Many of us begin the new year resolved to make changes to improve our lives and help others. We might vow to eat better, get more exercise, spend more time with our kids and volunteer to help neighbors in need.
These are all wonderful goals. But I’d like to suggest another resolution that can literally save lives: Please register to be an organ donor, like West Valley High School senior Fritz Weresch did.
Fritz’s impact and legacy is still on my mind. This impressive young man died at age 18 of natural causes, and as the father of three children myself, my heart aches on behalf of his parents, Eileen and Wes.
Fritz was described as “compassionate” and a “free spirit” by those who knew and loved him. He befriended those who needed a friend, traveled widely, connected to his German roots and spoke the language. He was a marching band tuba player extraordinaire, an eclectic fashionista and by all accounts, he had a wonderful life and deep connections with people during his short time on Earth.
When Fritz and a friend got their driver’s licenses, they registered to be organ donors. To Fritz, it made sense to help others with life-saving organs after death. To his family, the decision to register made perfect sense and it was in keeping with his character.
Fritz’s generosity of spirit was evident from the beautiful tributes and descriptions of him following his death in early December. On his final journey to the operating room to donate his organs, hundreds of people — many of them classmates — lined the hospital hallways during the “honor walk” for Fritz to say goodbye.
Before the honor walk began, his mother announced that the day was about Fritz’s decision to donate his organs.
In media interviews, Eileen spoke about Fritz with joy and happiness, even describing herself as lucky. “I feel lucky because I had Fritz.
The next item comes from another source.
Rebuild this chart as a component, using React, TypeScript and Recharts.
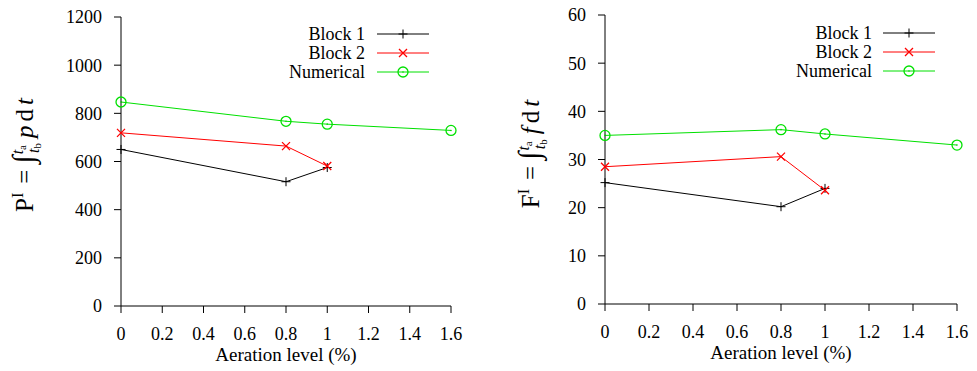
import { LineChart, Line, XAxis, YAxis, Legend } from 'recharts'

// aeration level (%) on the x axis
const aerationBlocks = [0, 0.8, 1]
const aerationNumerical = [0, 0.8, 1, 1.6]
const xTicks = [0, 0.2, 0.4, 0.6, 0.8, 1, 1.2, 1.4, 1.6]

// pressure impulse P^I
const pBlock1 = [650, 516, 575]
const pBlock2 = [719, 664, 581]
const pNumerical = [847, 767, 755, 729]
const pTicks = [0, 200, 400, 600, 800, 1000, 1200]

// force impulse F^I
const fBlock1 = [25.2, 20.2, 24.0]
const fBlock2 = [28.5, 30.6, 23.6]
const fNumerical = [35.0, 36.2, 35.3, 33.0]
const fTicks = [0, 10, 20, 30, 40, 50, 60]

const FONT = '"Liberation Serif", "Times New Roman", serif'
const GREEN = '#00e000'
const RED = '#ff0000'
const BLACK = '#000000'

type Kind = 'plus' | 'cross' | 'circle'

const zip = (xs: number[], ys: number[]) => xs.map((x, i) => ({ x, y: ys[i] }))

function Marker({ cx, cy, kind, color }: { cx?: number; cy?: number; kind: Kind; color: string }) {
  if (cx == null || cy == null) return null
  if (kind === 'plus') {
    return <path d={`M${cx - 4.5},${cy}H${cx + 4.5}M${cx},${cy - 4.5}V${cy + 4.5}`} stroke={color} strokeWidth={1} fill="none" />
  }
  if (kind === 'cross') {
    return <path d={`M${cx - 4},${cy - 4}L${cx + 4},${cy + 4}M${cx - 4},${cy + 4}L${cx + 4},${cy - 4}`} stroke={color} strokeWidth={1.3} fill="none" />
  }
  return (
    <g>
      <circle cx={cx} cy={cy} r={5} stroke={color} strokeWidth={1.3} fill="none" />
      <circle cx={cx} cy={cy} r={0.8} fill={color} />
    </g>
  )
}

const kindOf: Record<string, Kind> = { 'Block 1': 'plus', 'Block 2': 'cross', Numerical: 'circle' }

// gnuplot-style key: right-aligned label, then a line sample with the marker
function Key({ payload, textEnd, x0, x1, y0 }: any) {
  return (
    <svg width={490} height={90} style={{ display: 'block' }}>
      {(payload || []).map((p: any, i: number) => {
        const y = y0 + i * 19
        return (
          <g key={p.value}>
            <text x={textEnd} y={y + 6} textAnchor="end" fontFamily={FONT} fontSize={18} fill="#000">{p.value}</text>
            <line x1={x0} x2={x1} y1={y} y2={y} stroke={p.color} strokeWidth={1} />
            <Marker cx={(x0 + x1) / 2} cy={y} kind={kindOf[p.value]} color={p.color} />
          </g>
        )
      })}
    </svg>
  )
}

// rotated y label: Q^I = \int_{t_b}^{t_a} q dt
function ImpulseLabel({ cx, cy, big, small }: { cx: number; cy: number; big: string; small: string }) {
  return (
    <g transform={`translate(${cx},${cy}) rotate(-90)`}>
      <text textAnchor="middle" fontFamily={FONT} fontSize={25} fill="#000" style={{ fontFamily: FONT }}>
        <tspan>{big}</tspan>
        <tspan fontSize={16} dy={-10}>I</tspan>
        <tspan dy={10} dx={9}>=</tspan>
        <tspan dx={6} fontSize={30} fontStyle="italic">∫</tspan>
        <tspan fontSize={16} fontStyle="italic" dy={-10} dx={1}>t</tspan>
        <tspan fontSize={11} dy={3}>a</tspan>
        <tspan fontSize={16} fontStyle="italic" dx={-8} dy={13}>t</tspan>
        <tspan fontSize={11} dy={2}>b</tspan>
        <tspan fontStyle="italic" dy={-8} dx={5}>{small}</tspan>
        <tspan dx={4}>d</tspan>
        <tspan dx={4} fontStyle="italic">t</tspan>
      </text>
    </g>
  )
}

interface PanelProps {
  width: number
  margin: { top: number; right: number; left: number; bottom: number }
  yTicks: number[]
  block1: number[]
  block2: number[]
  numerical: number[]
  label: { cx: number; cy: number; big: string; small: string }
  keyPos: { textEnd: number; x0: number; x1: number; y0: number }
}

function Panel({ width, margin, yTicks, block1, block2, numerical, label, keyPos }: PanelProps) {
  const tick = { fontFamily: FONT, fontSize: 18, fill: '#000', style: { fontFamily: FONT } }
  return (
    <LineChart width={width} height={371} margin={margin} style={{ fontFamily: FONT }}>
      <XAxis
        type="number"
        dataKey="x"
        domain={[0, 1.6]}
        ticks={xTicks}
        tickFormatter={(v: number) => String(v)}
        height={45}
        tickSize={7}
        tickMargin={14}
        stroke="#000"
        tick={tick}
        label={{ value: 'Aeration level (%)', position: 'insideBottom', offset: -10, fontFamily: FONT, fontSize: 19, fill: '#000', style: { fontFamily: FONT } }}
      />
      <YAxis
        type="number"
        dataKey="y"
        domain={[yTicks[0], yTicks[yTicks.length - 1]]}
        ticks={yTicks}
        width={60}
        tickSize={7}
        tickMargin={12}
        stroke="#000"
        tick={tick}
        label={<ImpulseLabel {...label} />}
      />
      <Legend
        layout="vertical"
        align="center"
        verticalAlign="middle"
        width={490}
        height={90}
        wrapperStyle={{ left: 0, top: 0 }}
        content={(props: any) => <Key payload={props.payload} {...keyPos} />}
      />
      <Line data={zip(aerationBlocks, block1)} dataKey="y" name="Block 1" stroke={BLACK} strokeWidth={1}
        dot={<Marker kind="plus" color={BLACK} />} isAnimationActive={false} />
      <Line data={zip(aerationBlocks, block2)} dataKey="y" name="Block 2" stroke={RED} strokeWidth={1}
        dot={<Marker kind="cross" color={RED} />} isAnimationActive={false} />
      <Line data={zip(aerationNumerical, numerical)} dataKey="y" name="Numerical" stroke={GREEN} strokeWidth={1}
        dot={<Marker kind="circle" color={GREEN} />} isAnimationActive={false} />
    </LineChart>
  )
}

export default function App() {
  return (
    <div style={{ position: 'absolute', left: 0, top: 0, width: 977, height: 371, background: '#fff', fontFamily: FONT }}>
      <div style={{ position: 'absolute', left: 0, top: 0 }}>
        <Panel
          width={490}
          margin={{ top: 17, right: 39, left: 61, bottom: 20 }}
          yTicks={pTicks}
          block1={pBlock1}
          block2={pBlock2}
          numerical={pNumerical}
          label={{ cx: 33, cy: 155, big: 'P', small: 'p' }}
          keyPos={{ textEnd: 365, x0: 377, x1: 429, y0: 34 }}
        />
      </div>
      <div style={{ position: 'absolute', left: 490, top: 0 }}>
        <Panel
          width={487}
          margin={{ top: 15, right: 20, left: 55, bottom: 22 }}
          yTicks={fTicks}
          block1={fBlock1}
          block2={fBlock2}
          numerical={fNumerical}
          label={{ cx: 49, cy: 154, big: 'F', small: 'f' }}
          keyPos={{ textEnd: 382, x0: 393, x1: 445, y0: 33 }}
        />
      </div>
    </div>
  )
}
I feel lucky because he died in such a way that he could give his gift.”
Fritz was able to donate his lungs and heart, saving the lives of two people on the transplant waiting list. While recipients will be forever grateful, we know that their hopes and joys do not ease the family’s grief.
These gifts are precious and rare. More than 1,600 people in Washington are waiting for a lifesaving organ transplant, and more than 106,000 people are waiting nationwide. Every day, 22 people die on the waiting list.
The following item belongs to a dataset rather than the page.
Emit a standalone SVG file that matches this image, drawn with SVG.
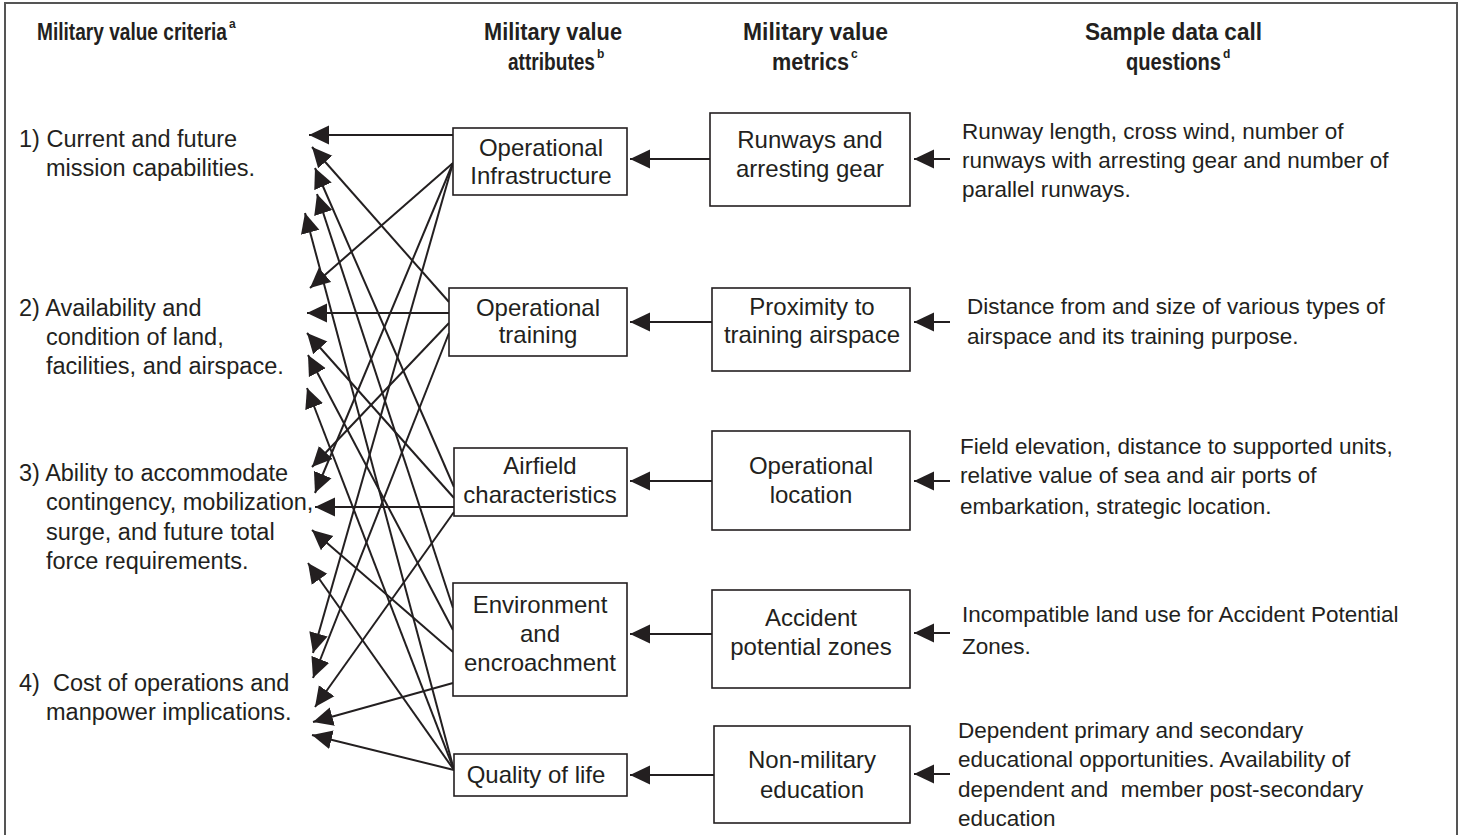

Fritz’s family shared that he was known for his ability to facilitate meaningful connections between other people.
“Much has been made of Fritz’s decision to become an organ donor and the joy this brings,” his family said. “It was his gift to the world. Freely given. And his legacy lives on.”
Like Fritz, you can make a meaningful connection to others by registering to be an organ donor. Your generosity can save lives and leave a legacy, as Fritz did.